Review loops reduce micromanagement without removing accountability

Some teams hear "fewer interruptions" and assume it means less human oversight.

It does not.

A review loop is still a human-governed system. The difference is that oversight happens at meaningful checkpoints instead of being smeared across the whole day.

That improves accountability in two ways.

The human sees cleaner artifacts

It is easier to review a completed draft, a recommendation memo, or a decision summary than a stream of half-finished messages.

The assistant gets a stable operating boundary

Instead of guessing whether the human wants constant updates, the assistant knows when to move, when to bundle, and when to escalate.

This is one of the biggest differences between a novelty assistant and a real teammate. Teammates do not ask for attention every two minutes.
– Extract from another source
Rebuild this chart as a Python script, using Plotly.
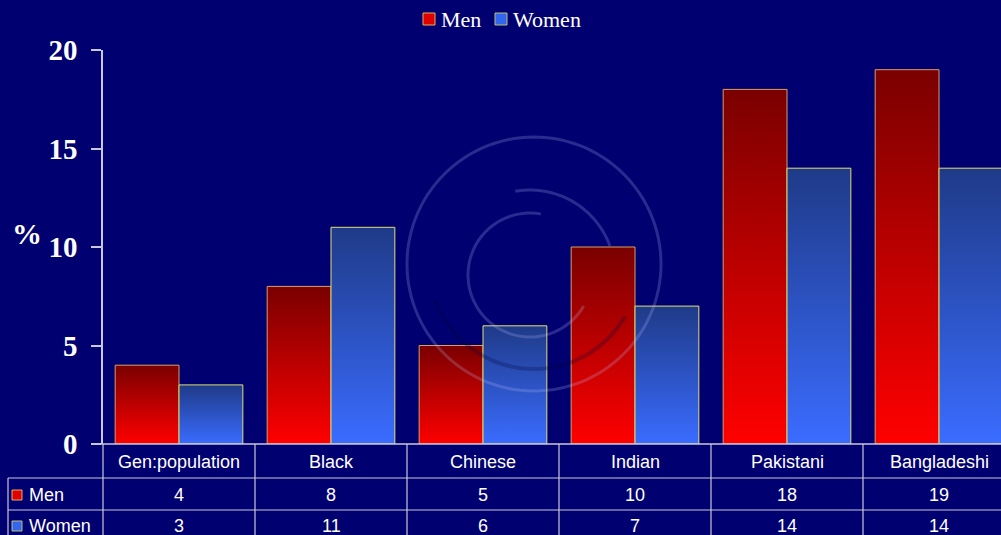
import math
import plotly.graph_objects as go

categories = ["Gen:population", "Black", "Chinese", "Indian", "Pakistani", "Bangladeshi"]
men = [4, 8, 5, 10, 18, 19]
women = [3, 11, 6, 7, 14, 14]
y_ticks = [0, 5, 10, 15, 20]
series_names = ["Men", "Women"]

BG = "#000070"
GRID = "#c8c8d8"
W, H = 1001, 535
L, R, T, B = 103, 1001, 50, 444
PW, PH = R - L, B - T


def px(xp):
    return (xp - L) / PW


def py(yp):
    return (B - yp) / PH


fig = go.Figure()
BW = 0.42
red_scale = [[0, "#ff0000"], [1, "#7a0000"]]
blue_scale = [[0, "#3a6cff"], [1, "#1f3a88"]]
RED_EDGE, BLUE_EDGE = "#d8a060", "#e0e070"

for i, (m, w) in enumerate(zip(men, women)):
    fig.add_trace(go.Scatter(
        x=[i - BW, i, i, i - BW, i - BW], y=[0, 0, m, m, 0],
        mode="lines", fill="toself",
        fillgradient=dict(type="vertical", colorscale=red_scale),
        line=dict(color=RED_EDGE, width=1), showlegend=False, hoverinfo="skip", name="Men"))
    fig.add_trace(go.Scatter(
        x=[i, i + BW, i + BW, i, i], y=[0, 0, w, w, 0],
        mode="lines", fill="toself",
        fillgradient=dict(type="vertical", colorscale=blue_scale),
        line=dict(color=BLUE_EDGE, width=1), showlegend=False, hoverinfo="skip", name="Women"))

shapes = []
ann = []

# table grid
line = dict(color=GRID, width=1.2)
shapes.append(dict(type="line", xref="paper", yref="paper", x0=px(8), x1=px(R), y0=py(478), y1=py(478), line=line))
shapes.append(dict(type="line", xref="paper", yref="paper", x0=px(8), x1=px(R), y0=py(510), y1=py(510), line=line))
shapes.append(dict(type="line", xref="paper", yref="paper", x0=px(8), x1=px(8), y0=py(478), y1=py(540), line=line))
shapes.append(dict(type="line", xref="paper", yref="paper", x0=px(L), x1=px(L), y0=py(444), y1=py(540), line=line))
for i in range(len(categories)):
    shapes.append(dict(type="line", xref="x", yref="paper", x0=i + 0.5, x1=i + 0.5,
                       y0=py(444), y1=py(540), line=line))

tfont = dict(family="Arial, Liberation Sans", size=18, color="white")
for i, c in enumerate(categories):
    for yy, txt in ((462, c), (495, str(men[i])), (526, str(women[i]))):
        ann.append(dict(x=i, y=py(yy), xref="x", yref="paper", text=txt, showarrow=False,
                        font=tfont, xanchor="center", yanchor="middle"))

ann.append(dict(x=px(27), y=py(495), xref="paper", yref="paper", text=series_names[0], showarrow=False,
                font=tfont, xanchor="left", yanchor="middle"))
ann.append(dict(x=px(27), y=py(526), xref="paper", yref="paper", text=series_names[1], showarrow=False,
                font=tfont, xanchor="left", yanchor="middle"))
shapes.append(dict(type="rect", xref="paper", yref="paper", x0=px(12), x1=px(22), y0=py(500), y1=py(490),
                   fillcolor="#e00000", line=dict(color="#e0b060", width=1)))
shapes.append(dict(type="rect", xref="paper", yref="paper", x0=px(12), x1=px(22), y0=py(531), y1=py(521),
                   fillcolor="#3366ee", line=dict(color="#b8c070", width=1)))

# legend (manual)
lfont = dict(family="Liberation Serif, Times New Roman", size=22, color="white")
shapes.append(dict(type="rect", xref="paper", yref="paper", x0=px(423), x1=px(435), y0=py(25), y1=py(13),
                   fillcolor="#e00000", line=dict(color="#e0b060", width=1)))
shapes.append(dict(type="rect", xref="paper", yref="paper", x0=px(495), x1=px(507), y0=py(25), y1=py(13),
                   fillcolor="#3366ee", line=dict(color="#b8c070", width=1)))
ann.append(dict(x=px(439), y=py(19), xref="paper", yref="paper", text=series_names[0], showarrow=False,
                font=lfont, xanchor="left", yanchor="middle"))
ann.append(dict(x=px(511), y=py(19), xref="paper", yref="paper", text=series_names[1], showarrow=False,
                font=lfont, xanchor="left", yanchor="middle"))

ann.append(dict(x=px(27), y=py(233), xref="paper", yref="paper", text="<b>%</b>", showarrow=False,
                font=dict(family="Liberation Serif, Times New Roman", size=30, color="white"),
                xanchor="center", yanchor="middle"))


# watermark circles
def arc(cx, cy, r, a0, a1, n=60):
    pts = []
    for k in range(n + 1):
        a = math.radians(a0 + (a1 - a0) * k / n)
        pts.append((px(cx + r * math.cos(a)), py(cy - r * math.sin(a))))
    return "M " + " L ".join(f"{x:.5f},{y:.5f}" for x, y in pts)


wm = dict(color="rgba(190,190,255,0.22)", width=3)
shapes.append(dict(type="path", xref="paper", yref="paper", path=arc(534, 264, 127, 0, 360, 120),
                   line=wm, layer="above"))
shapes.append(dict(type="path", xref="paper", yref="paper", path=arc(530, 275, 85, 20, 100),
                   line=wm, layer="above"))
shapes.append(dict(type="path", xref="paper", yref="paper", path=arc(530, 275, 62, 80, 330),
                   line=wm, layer="above"))
shapes.append(dict(type="path", xref="paper", yref="paper", path=arc(534, 264, 105, 200, 330),
                   line=dict(color="rgba(0,0,60,0.25)", width=4), layer="above"))

shapes.append(dict(type="line", xref="paper", yref="paper", x0=px(93), x1=px(R), y0=0, y1=0,
                   line=dict(color=GRID, width=1.5)))

fig.update_layout(
    width=W, height=H,
    margin=dict(l=L, r=W - R, t=T, b=H - B, pad=0),
    paper_bgcolor=BG, plot_bgcolor=BG,
    shapes=shapes, annotations=ann,
    showlegend=False,
    xaxis=dict(range=[-0.5, 5.5 - 14 / 152], showticklabels=False, showgrid=False, zeroline=False,
               showline=False, ticks=""),
    yaxis=dict(range=[0, 20], tickvals=y_ticks, showgrid=False, zeroline=False,
               showline=True, linecolor=GRID, linewidth=1.5, ticks="outside", ticklen=10,
               tickcolor=GRID, tickwidth=1.5, ticklabelstandoff=8,
               tickfont=dict(family="Liberation Serif, Times New Roman", size=29, color="white",
                             weight="bold")),
)

fig.write_html("out.html")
They work, then return with something worth reviewing.

Start small before you automate the whole week

You do not need a giant orchestration layer to apply this.

Start with one daily loop around one workflow.

Good candidates include:

  • content drafting
  • customer research synthesis
  • outbound list preparation
  • weekly metrics summaries
  • support issue triage

Pick one workflow and define:

  • the morning brief format
  • the execution boundary
  • the escalation triggers
  • the review packet format
  • the publishing or approval threshold

Once that works, you can add a second loop or introduce sub-agents for bounded parts of the work.

But the cadence should come first.

If you automate a chaotic workflow, you usually get chaos at machine speed.

The practical takeaway

If your AI assistant feels helpful but exhausting, the answer is probably not a smarter prompt or more frequent check-ins.

It is a better operating cadence.

Design one daily review loop with a clear brief, a protected execution window, explicit escalation triggers, and a compact review packet. Let the assistant work inside that boundary, then bring the human back only for the decisions that matter.

That is how AI stops behaving like an interruption channel and starts behaving like a teammate with a job.